The most annoying thing I have found about these massive recap infodumps is that they're often in series published by huge houses, like Random House, and the series is often one that had no real infodumping problems in earlier books. I guess I'm saying I wish editors were a little harder on their big-selling authors to keep a series, or a trilogy, or whatever, a bit more consistent?

../pointless accidental derail

melodychef
06-27-2008, 02:20 AM
lvcabbie: The word picture snippet you showed us would turn me off too. I actually don't like much description in most stories. When I come to a lengthy paragraph describing the drapes, I tend to scan and then skip.

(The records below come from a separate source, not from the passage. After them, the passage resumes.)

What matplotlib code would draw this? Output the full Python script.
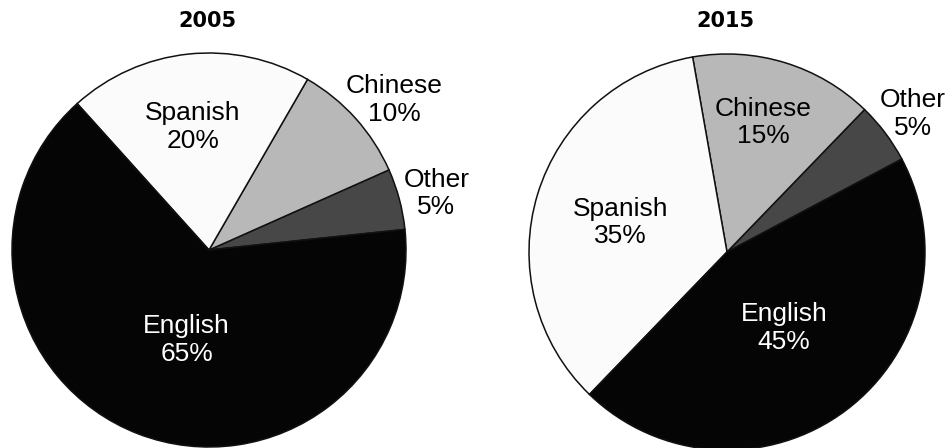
import matplotlib.pyplot as plt
import numpy as np

plt.rcParams['font.family'] = ['Liberation Sans', 'DejaVu Sans']

# data
languages = ['Other', 'Chinese', 'Spanish', 'English']
share_2005 = [5, 10, 20, 65]
share_2015 = [5, 15, 35, 45]
colors = ['#474747', '#b8b8b8', '#fbfbfb', '#050505']
text_colors = ['black', 'black', 'black', 'white']

# layout (pixel coordinates, y up)
W, H = 953, 448
panels = [
    dict(title='2005', values=share_2005, center=(209, 198), radius=197, start=6,
         dist=[1.19, 1.21, 0.63, 0.47], nudge=[-1, -3, 1.5, 7]),
    dict(title='2015', values=share_2015, center=(727, 196), radius=198, start=28,
         dist=[1.17, 0.68, 0.56, 0.48], nudge=[-0.5, 1.4, 1.6, 0]),
]

fig = plt.figure(figsize=(W / 100, H / 100), dpi=100)
ax = fig.add_axes([0, 0, 1, 1])

for p in panels:
    wedges, _ = ax.pie(p['values'], colors=colors, startangle=p['start'],
                       center=p['center'], radius=p['radius'], counterclock=True,
                       wedgeprops=dict(edgecolor='#111111', linewidth=1.1))
    cx, cy = p['center']
    for w, lang, v, d, n, tc in zip(wedges, languages, p['values'],
                                    p['dist'], p['nudge'], text_colors):
        ang = np.deg2rad((w.theta1 + w.theta2) / 2 + n)
        ax.text(cx + d * p['radius'] * np.cos(ang), cy + d * p['radius'] * np.sin(ang),
                f'{lang}\n{v}%', ha='center', va='center', color=tc,
                fontsize=19, linespacing=1.18, zorder=5)
    ax.text(cx - 2, H - 20.5, p['title'], ha='center', va='center',
            fontsize=15, fontweight='bold', family='DejaVu Sans', zorder=5)

ax.set_xlim(0, W)
ax.set_ylim(0, H)
ax.set_aspect('equal')
ax.axis('off')

fig.savefig('out.png', dpi=100)
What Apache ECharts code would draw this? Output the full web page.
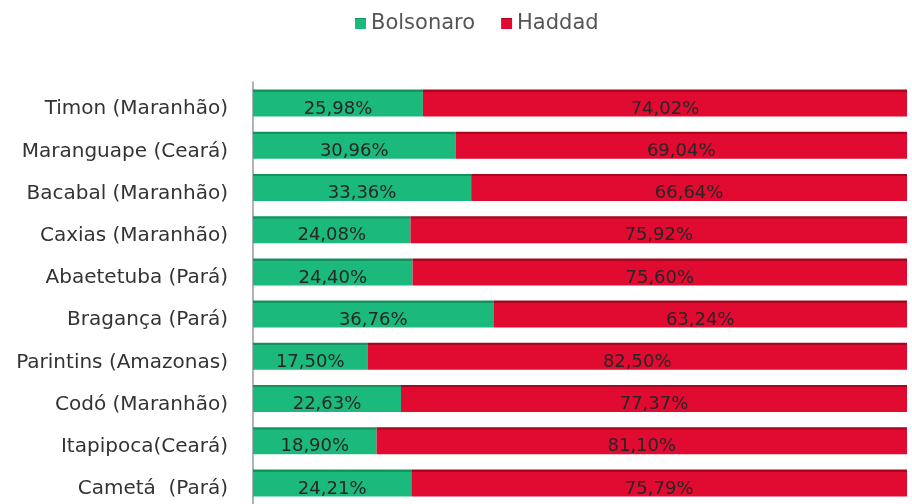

Of course, in my own writing, describing scenery is my weakness. I really have to struggle to give my reader a good sense of space.

Quossum
06-27-2008, 07:57 PM
I remember skipping all the descriptive paragraphs in Watership Down the first time I read it. The next time, as an adult, I read them, and they did add to the picture of the setting in my head, but I didn't really lose much from skipping them that first time. It was just extra "pretty stuff."

--Q

Karen Duvall
06-29-2008, 09:18 PM
Description can be important, especially when filtered through a viewpoint character. Then it's doing two things at once: setting the scene, developing character. If it's an omniscient perspective, like the example here, it doesn't do much for me.

I'm an artist in my day job, so visual description appears a lot in my writing. It's how I perceive the world of my story. I think it works, though. And I'm careful not to get so heavy handed that it detracts from the narrative.